Over the past few months, I, along with the entire Books Not Bombs team, have had the privilege to work with campus organizers across the United States to campaign for scholarships for Syrian students. BNB student organizers have demonstrated, written Op-Eds, met with their administration, signed petitions and passed resolutions. Through it all, organizers have called on their campus communities to live up to the inclusive promise of America.
The results have been remarkable: scholarships secured at the University of Southern California, Michigan State University and Columbia University and an increasing awareness of the cause of refugee education at campuses from the University of California- Irvine to the University of Arkansas. In doing this, they stood in the shoes of past organizers who did similar work in the 1930s, 1960s, and 1980s, for other groups of refugee students, hailing from other countries devastated by other wars.
This week, the White House will issue an executive order that runs counter to all of this work, by placing a ban on issuing student visas to students from Syria and other countries. It will do this without an adequate justification, given the strong record of safety and security of the refugee and student visa programs and the innumerable academic, voluntary, economic, and cultural contributions that international students, including Syrians, make to the universities where they study. And it will do this, let us not forget, without the support of the majority of Americans, whom polls suggest are opposed to Muslim bans and border walls.

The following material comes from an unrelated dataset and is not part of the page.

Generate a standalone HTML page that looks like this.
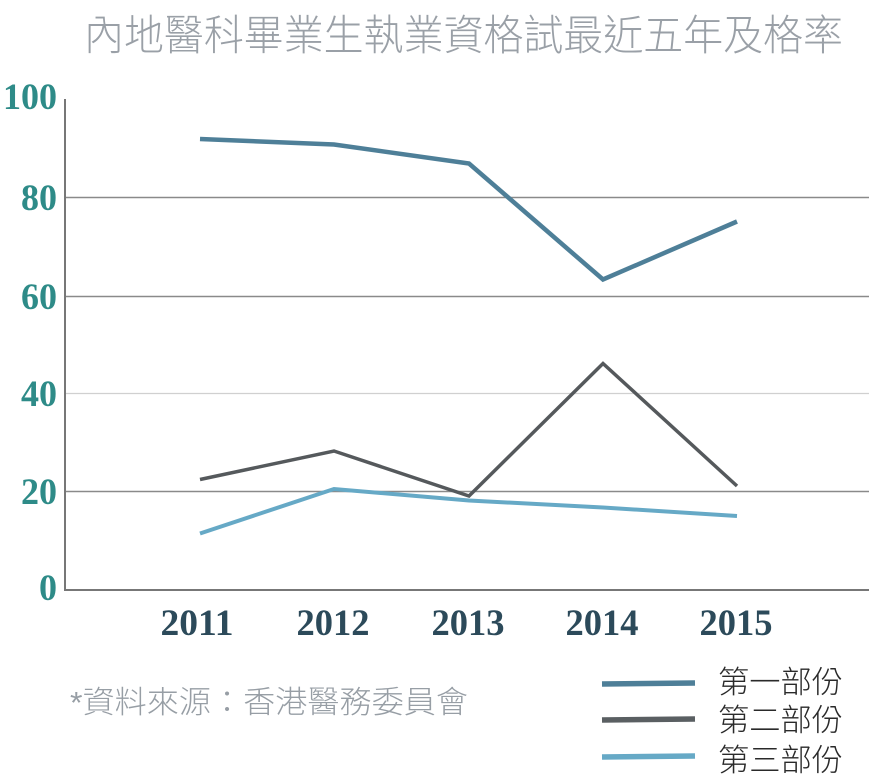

But, even so, history teaches us the moral arc of the universe sometimes zags toward injustice. Today, we commemorate International Holocaust Memorial Day, remembering the six million Jews and five million others who were murdered by the Nazi regime. And we also remember the countless thousands of Jewish refugees who were turned away from the United States and other countries in the run up to the Final Solution.
Yesterday evening, I attended a demonstration here in Los Angeles at the Japanese American Cultural and Community Center. More than a thousand people showed up, from all backgrounds and walks of life, to demonstrate their commitment to an inclusive, tolerant and moral America. The speakers ranged in age and race and background. They included students from universities, religious figures, people affiliated with various non-profits.
But perhaps the most striking to me was an 80 year old man whose voice was faint, even over the microphone. He shared his story of growing up in Southern California to a Japanese-American family, back when Los Angeles was a small shadow of what it is today. And then he recounted his experience of being deported to the U.S. internment camp at Manzanar and of growing up there, behind closed gates and barbed wire. It was one of the reasons why, he explained, he felt so strongly about this week’s actions and why, as a result, “the time for trouble-making on behalf of others has begun.”
It’s an obligation for us all to keep in mind.